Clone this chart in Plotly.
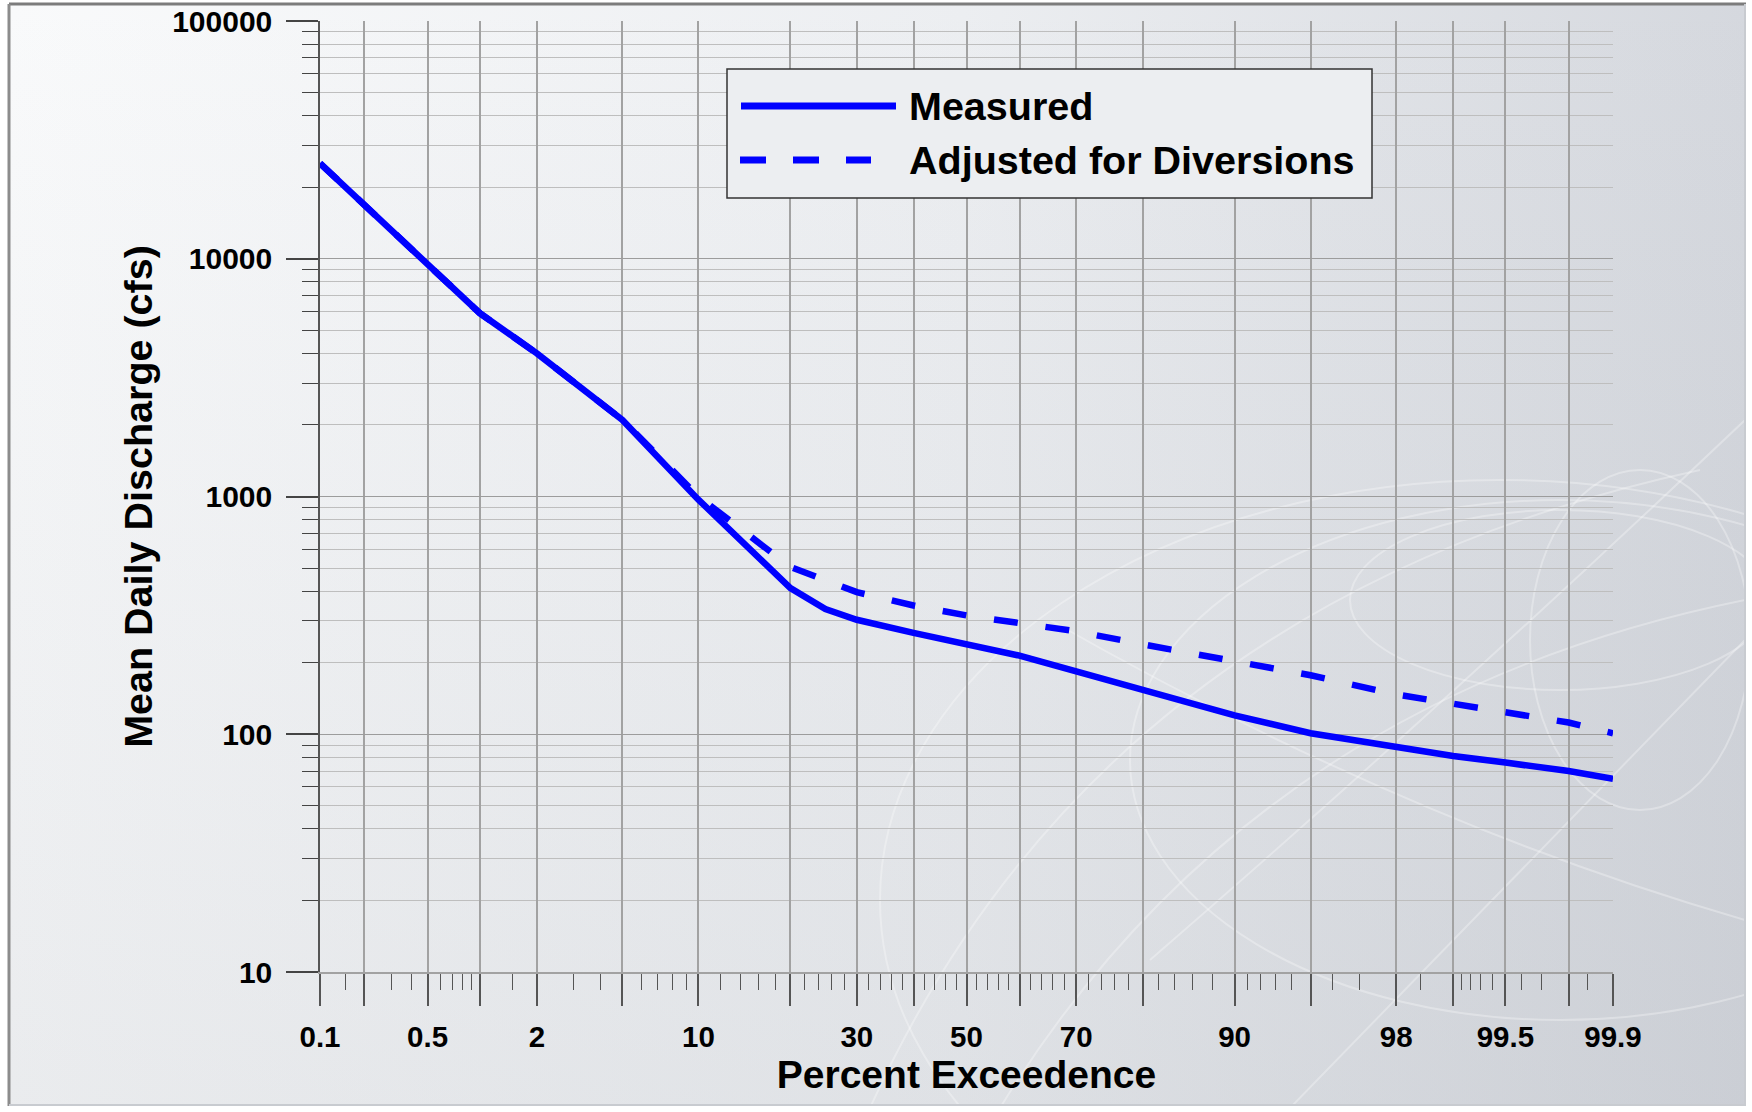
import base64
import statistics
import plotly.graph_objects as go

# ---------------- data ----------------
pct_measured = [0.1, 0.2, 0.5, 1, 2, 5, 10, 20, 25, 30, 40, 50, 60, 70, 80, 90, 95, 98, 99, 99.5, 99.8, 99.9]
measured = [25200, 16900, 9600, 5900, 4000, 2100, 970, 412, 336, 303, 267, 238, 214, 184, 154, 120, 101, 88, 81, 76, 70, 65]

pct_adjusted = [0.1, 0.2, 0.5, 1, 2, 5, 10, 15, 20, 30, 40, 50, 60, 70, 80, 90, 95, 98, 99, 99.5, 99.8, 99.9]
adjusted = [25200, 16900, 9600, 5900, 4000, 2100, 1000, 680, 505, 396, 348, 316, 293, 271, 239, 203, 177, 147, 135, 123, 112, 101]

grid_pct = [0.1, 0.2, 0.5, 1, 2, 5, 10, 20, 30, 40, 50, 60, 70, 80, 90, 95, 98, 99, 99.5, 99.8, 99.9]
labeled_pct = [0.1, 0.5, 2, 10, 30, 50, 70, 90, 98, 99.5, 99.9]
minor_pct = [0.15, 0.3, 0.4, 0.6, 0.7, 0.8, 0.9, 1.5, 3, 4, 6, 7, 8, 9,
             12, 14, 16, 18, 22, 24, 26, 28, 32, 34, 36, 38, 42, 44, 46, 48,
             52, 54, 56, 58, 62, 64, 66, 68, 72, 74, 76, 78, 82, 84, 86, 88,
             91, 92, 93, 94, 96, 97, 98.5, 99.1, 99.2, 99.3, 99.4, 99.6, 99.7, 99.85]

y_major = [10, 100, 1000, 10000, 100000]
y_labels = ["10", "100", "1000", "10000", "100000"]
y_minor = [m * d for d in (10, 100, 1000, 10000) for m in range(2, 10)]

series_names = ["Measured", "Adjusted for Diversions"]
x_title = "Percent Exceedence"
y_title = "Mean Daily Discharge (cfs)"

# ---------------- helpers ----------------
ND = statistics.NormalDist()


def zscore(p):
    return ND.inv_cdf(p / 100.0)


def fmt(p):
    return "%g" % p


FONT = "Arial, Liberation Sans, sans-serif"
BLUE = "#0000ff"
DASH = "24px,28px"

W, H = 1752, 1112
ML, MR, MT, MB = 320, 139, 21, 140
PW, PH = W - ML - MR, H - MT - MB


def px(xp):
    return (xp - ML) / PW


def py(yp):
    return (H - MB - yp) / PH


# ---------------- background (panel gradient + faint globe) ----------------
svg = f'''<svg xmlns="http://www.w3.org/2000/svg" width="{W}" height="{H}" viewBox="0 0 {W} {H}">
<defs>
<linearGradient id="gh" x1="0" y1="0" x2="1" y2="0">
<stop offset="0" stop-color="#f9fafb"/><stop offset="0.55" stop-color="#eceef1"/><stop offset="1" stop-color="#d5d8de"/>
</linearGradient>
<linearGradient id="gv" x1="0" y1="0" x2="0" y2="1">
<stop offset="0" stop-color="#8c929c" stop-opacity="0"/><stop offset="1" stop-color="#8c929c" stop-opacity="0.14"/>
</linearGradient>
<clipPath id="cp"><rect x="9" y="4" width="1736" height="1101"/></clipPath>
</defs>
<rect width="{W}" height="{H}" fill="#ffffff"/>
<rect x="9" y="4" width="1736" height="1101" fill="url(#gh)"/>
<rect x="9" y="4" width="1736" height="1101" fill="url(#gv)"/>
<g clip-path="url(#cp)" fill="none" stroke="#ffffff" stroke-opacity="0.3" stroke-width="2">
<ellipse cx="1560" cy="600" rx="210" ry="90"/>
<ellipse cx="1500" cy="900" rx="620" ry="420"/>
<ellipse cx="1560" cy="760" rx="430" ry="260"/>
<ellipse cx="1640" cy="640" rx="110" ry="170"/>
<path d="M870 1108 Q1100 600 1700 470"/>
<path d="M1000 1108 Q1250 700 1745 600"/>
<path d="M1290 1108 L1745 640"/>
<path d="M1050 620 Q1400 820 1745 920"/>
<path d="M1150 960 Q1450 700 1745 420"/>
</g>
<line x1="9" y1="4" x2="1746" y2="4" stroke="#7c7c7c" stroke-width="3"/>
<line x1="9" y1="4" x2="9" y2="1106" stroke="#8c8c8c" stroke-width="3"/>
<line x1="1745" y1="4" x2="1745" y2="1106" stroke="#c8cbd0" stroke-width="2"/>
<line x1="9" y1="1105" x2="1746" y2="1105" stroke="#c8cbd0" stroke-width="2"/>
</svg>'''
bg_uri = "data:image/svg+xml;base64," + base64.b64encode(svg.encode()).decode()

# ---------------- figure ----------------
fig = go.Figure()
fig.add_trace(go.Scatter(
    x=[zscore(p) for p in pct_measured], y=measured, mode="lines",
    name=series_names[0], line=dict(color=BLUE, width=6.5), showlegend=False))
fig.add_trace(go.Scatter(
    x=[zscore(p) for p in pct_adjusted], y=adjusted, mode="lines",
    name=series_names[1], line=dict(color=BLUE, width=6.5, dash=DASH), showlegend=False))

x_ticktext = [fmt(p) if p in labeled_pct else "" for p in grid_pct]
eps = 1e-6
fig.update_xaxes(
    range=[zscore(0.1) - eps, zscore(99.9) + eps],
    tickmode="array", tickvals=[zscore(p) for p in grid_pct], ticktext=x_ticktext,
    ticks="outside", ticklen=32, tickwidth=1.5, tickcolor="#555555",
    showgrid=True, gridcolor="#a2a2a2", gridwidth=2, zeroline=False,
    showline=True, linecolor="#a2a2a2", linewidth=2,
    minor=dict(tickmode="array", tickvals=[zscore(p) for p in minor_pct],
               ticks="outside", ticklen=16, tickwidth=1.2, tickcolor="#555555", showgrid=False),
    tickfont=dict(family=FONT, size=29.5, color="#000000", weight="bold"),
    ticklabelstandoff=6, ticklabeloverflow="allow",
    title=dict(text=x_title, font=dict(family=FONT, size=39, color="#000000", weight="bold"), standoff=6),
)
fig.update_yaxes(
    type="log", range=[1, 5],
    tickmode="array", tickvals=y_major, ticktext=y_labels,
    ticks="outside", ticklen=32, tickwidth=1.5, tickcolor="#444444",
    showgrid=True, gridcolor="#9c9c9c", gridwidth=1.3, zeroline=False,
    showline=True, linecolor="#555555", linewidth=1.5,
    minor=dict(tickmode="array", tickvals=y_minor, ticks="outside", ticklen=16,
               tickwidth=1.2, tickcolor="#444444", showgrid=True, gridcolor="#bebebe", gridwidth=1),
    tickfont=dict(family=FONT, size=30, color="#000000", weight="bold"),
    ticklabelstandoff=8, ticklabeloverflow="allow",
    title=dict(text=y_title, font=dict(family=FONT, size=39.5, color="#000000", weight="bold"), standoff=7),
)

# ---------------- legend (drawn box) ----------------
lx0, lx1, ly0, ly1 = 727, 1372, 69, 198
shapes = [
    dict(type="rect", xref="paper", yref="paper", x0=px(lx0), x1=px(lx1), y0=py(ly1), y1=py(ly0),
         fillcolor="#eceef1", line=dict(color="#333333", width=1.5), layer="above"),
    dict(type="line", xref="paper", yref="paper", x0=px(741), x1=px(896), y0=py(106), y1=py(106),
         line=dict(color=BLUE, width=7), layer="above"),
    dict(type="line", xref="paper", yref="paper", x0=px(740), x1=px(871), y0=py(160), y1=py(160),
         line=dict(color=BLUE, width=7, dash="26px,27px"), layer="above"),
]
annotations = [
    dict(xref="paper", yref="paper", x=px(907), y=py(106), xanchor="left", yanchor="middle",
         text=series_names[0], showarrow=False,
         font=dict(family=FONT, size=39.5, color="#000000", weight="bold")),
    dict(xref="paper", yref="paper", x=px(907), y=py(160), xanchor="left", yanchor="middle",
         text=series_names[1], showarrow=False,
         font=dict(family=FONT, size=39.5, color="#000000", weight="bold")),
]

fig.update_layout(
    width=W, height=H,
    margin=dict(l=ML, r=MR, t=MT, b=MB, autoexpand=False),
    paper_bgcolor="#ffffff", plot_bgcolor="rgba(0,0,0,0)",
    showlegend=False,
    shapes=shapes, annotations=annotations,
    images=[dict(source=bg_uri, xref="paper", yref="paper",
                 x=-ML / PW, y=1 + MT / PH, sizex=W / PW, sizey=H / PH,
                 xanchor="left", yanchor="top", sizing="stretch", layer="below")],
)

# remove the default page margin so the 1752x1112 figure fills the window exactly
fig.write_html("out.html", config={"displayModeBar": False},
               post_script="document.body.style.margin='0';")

^^^^^^^^

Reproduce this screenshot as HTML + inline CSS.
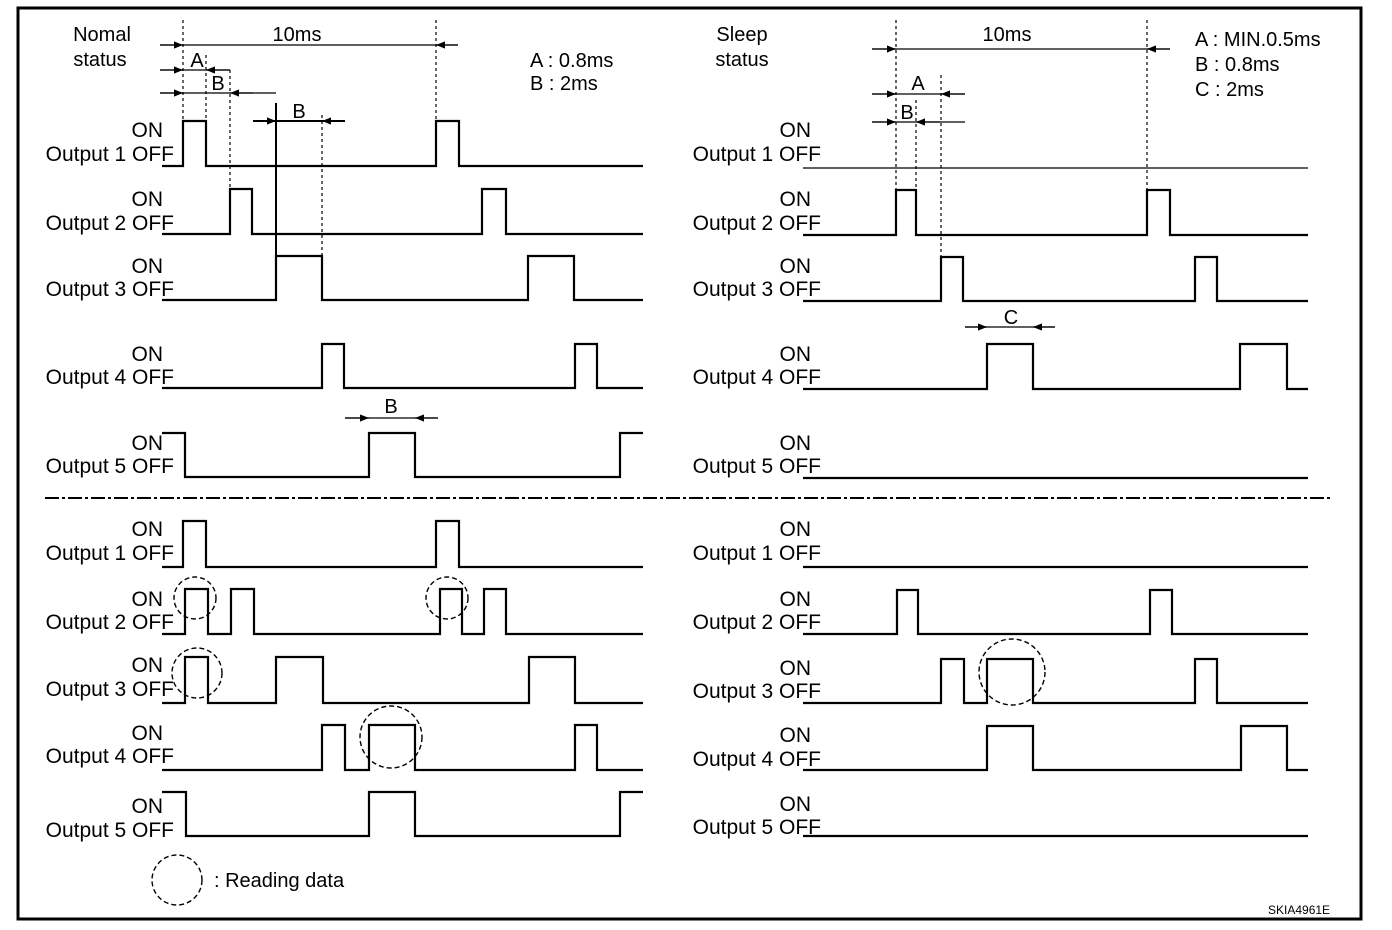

^^^^^^^^

Transcribe the lines between the one holding "Clone this chart in Plotly." and the one holding "123, 112, 101]", inclusive, and leave out any pictures.

Clone this chart in Plotly.
import base64
import statistics
import plotly.graph_objects as go

# ---------------- data ----------------
pct_measured = [0.1, 0.2, 0.5, 1, 2, 5, 10, 20, 25, 30, 40, 50, 60, 70, 80, 90, 95, 98, 99, 99.5, 99.8, 99.9]
measured = [25200, 16900, 9600, 5900, 4000, 2100, 970, 412, 336, 303, 267, 238, 214, 184, 154, 120, 101, 88, 81, 76, 70, 65]

pct_adjusted = [0.1, 0.2, 0.5, 1, 2, 5, 10, 15, 20, 30, 40, 50, 60, 70, 80, 90, 95, 98, 99, 99.5, 99.8, 99.9]
adjusted = [25200, 16900, 9600, 5900, 4000, 2100, 1000, 680, 505, 396, 348, 316, 293, 271, 239, 203, 177, 147, 135, 123, 112, 101]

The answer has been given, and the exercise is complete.